------ Source records

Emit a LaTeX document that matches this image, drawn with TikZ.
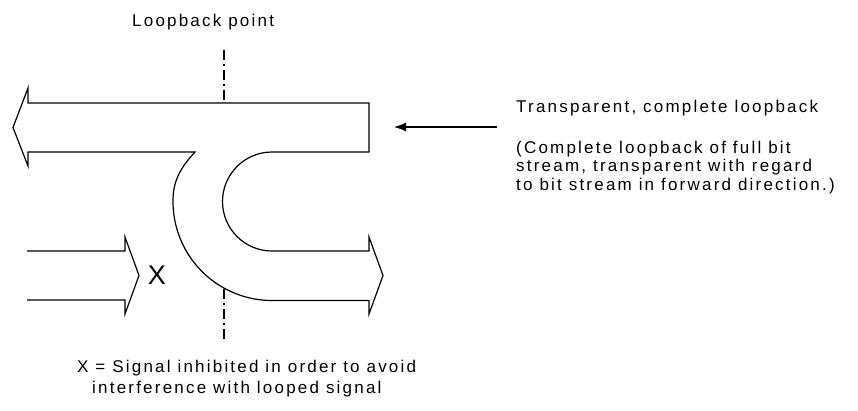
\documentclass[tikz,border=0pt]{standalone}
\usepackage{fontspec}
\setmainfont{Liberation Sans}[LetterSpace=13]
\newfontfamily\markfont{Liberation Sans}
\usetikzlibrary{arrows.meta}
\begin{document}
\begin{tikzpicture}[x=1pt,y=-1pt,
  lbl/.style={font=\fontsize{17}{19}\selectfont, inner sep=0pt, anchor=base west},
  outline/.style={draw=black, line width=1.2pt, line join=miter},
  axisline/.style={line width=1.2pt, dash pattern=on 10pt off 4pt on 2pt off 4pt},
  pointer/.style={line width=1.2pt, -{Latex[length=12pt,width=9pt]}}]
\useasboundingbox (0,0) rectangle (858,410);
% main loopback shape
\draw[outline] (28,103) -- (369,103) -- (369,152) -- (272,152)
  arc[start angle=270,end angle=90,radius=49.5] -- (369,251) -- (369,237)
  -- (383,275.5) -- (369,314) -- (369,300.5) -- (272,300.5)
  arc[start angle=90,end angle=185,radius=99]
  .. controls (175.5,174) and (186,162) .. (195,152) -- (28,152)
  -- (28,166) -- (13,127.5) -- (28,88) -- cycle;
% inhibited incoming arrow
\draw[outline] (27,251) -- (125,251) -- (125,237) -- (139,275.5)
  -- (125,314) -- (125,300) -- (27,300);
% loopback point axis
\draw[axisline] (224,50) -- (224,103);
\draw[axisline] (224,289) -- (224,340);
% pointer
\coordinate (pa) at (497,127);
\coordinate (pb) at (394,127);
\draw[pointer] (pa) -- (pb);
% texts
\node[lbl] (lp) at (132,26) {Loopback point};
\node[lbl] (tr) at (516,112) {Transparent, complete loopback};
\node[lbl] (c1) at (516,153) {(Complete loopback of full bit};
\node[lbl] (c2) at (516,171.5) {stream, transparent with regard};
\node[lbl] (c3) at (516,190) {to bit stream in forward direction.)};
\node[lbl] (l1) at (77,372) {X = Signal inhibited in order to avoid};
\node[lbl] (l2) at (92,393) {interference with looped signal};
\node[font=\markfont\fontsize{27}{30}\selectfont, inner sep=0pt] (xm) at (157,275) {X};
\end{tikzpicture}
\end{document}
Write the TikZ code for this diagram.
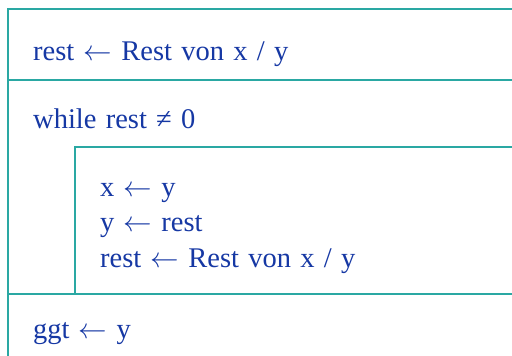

------------

[Your instructions] Print the listing above in full, exactly as written. Omit any pictures.

[Result of this task]
Emit a LaTeX document that matches this image, drawn with TikZ.
\documentclass[tikz,border=0pt]{standalone}
\usepackage{fontspec}
\setmainfont{Liberation Sans}[LetterSpace=13]
\newfontfamily\markfont{Liberation Sans}
\usetikzlibrary{arrows.meta}
\begin{document}
\begin{tikzpicture}[x=1pt,y=-1pt,
  lbl/.style={font=\fontsize{17}{19}\selectfont, inner sep=0pt, anchor=base west},
  outline/.style={draw=black, line width=1.2pt, line join=miter},
  axisline/.style={line width=1.2pt, dash pattern=on 10pt off 4pt on 2pt off 4pt},
  pointer/.style={line width=1.2pt, -{Latex[length=12pt,width=9pt]}}]
\useasboundingbox (0,0) rectangle (858,410);
% main loopback shape
\draw[outline] (28,103) -- (369,103) -- (369,152) -- (272,152)
  arc[start angle=270,end angle=90,radius=49.5] -- (369,251) -- (369,237)
  -- (383,275.5) -- (369,314) -- (369,300.5) -- (272,300.5)
  arc[start angle=90,end angle=185,radius=99]
  .. controls (175.5,174) and (186,162) .. (195,152) -- (28,152)
  -- (28,166) -- (13,127.5) -- (28,88) -- cycle;
% inhibited incoming arrow
\draw[outline] (27,251) -- (125,251) -- (125,237) -- (139,275.5)
  -- (125,314) -- (125,300) -- (27,300);
% loopback point axis
\draw[axisline] (224,50) -- (224,103);
\draw[axisline] (224,289) -- (224,340);
% pointer
\coordinate (pa) at (497,127);
\coordinate (pb) at (394,127);
\draw[pointer] (pa) -- (pb);
% texts
\node[lbl] (lp) at (132,26) {Loopback point};
\node[lbl] (tr) at (516,112) {Transparent, complete loopback};
\node[lbl] (c1) at (516,153) {(Complete loopback of full bit};
\node[lbl] (c2) at (516,171.5) {stream, transparent with regard};
\node[lbl] (c3) at (516,190) {to bit stream in forward direction.)};
\node[lbl] (l1) at (77,372) {X = Signal inhibited in order to avoid};
\node[lbl] (l2) at (92,393) {interference with looped signal};
\node[font=\markfont\fontsize{27}{30}\selectfont, inner sep=0pt] (xm) at (157,275) {X};
\end{tikzpicture}
\end{document}
Write the TikZ code for this diagram.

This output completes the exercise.